Supersymmetry Tests at Fermilab: A Proposal

Abstract

We compute the number of trilepton events to be expected at Fermilab as a result of the reaction $p\bar p\to\chi^\pm_1\chi^0_2X$, where $\chi^\pm_1$ is the lightest chargino and $\chi^0_2$ is the next-to-lightest neutralino. This signal is expected to have very little background and is the best prospect for supersymmetry detection at Fermilab if the gluino and squarks are beyond reach. We evaluate our expressions for all points in the allowed parameter space of two basic supergravity models: (i) the minimal $SU(5)$ supergravity model including the severe constraints from proton decay and a not too young Universe, and (ii) a recently proposed no-scale flipped $SU(5)$ supergravity model. We study the plausible experimental scenaria and conclude that a large portion of the parameter spaces of these models could be explored with $100\ipb$ of integrated luminosity.

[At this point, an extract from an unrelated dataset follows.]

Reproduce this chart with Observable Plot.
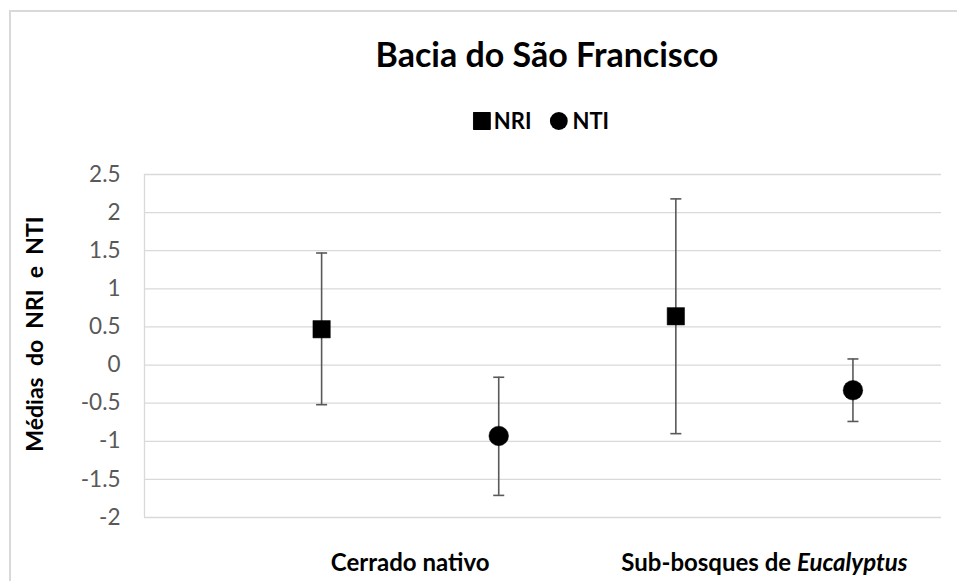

In the minimal $SU(5)$ supergravity model chargino masses up to $90-95\GeV$ could be probed. In the no-scale flipped model it should be possible to probe some regions of parameter space with $m_{\chi^\pm_1}\lsim200\GeV$, therefore possibly doubling the reach of LEPII for chargino and neutralino (since $m_{\chi^0_2}\approx m_{\chi^\pm_1}$) masses. In both models such probes would indirectly explore gluino masses much beyond the reach of Fermilab.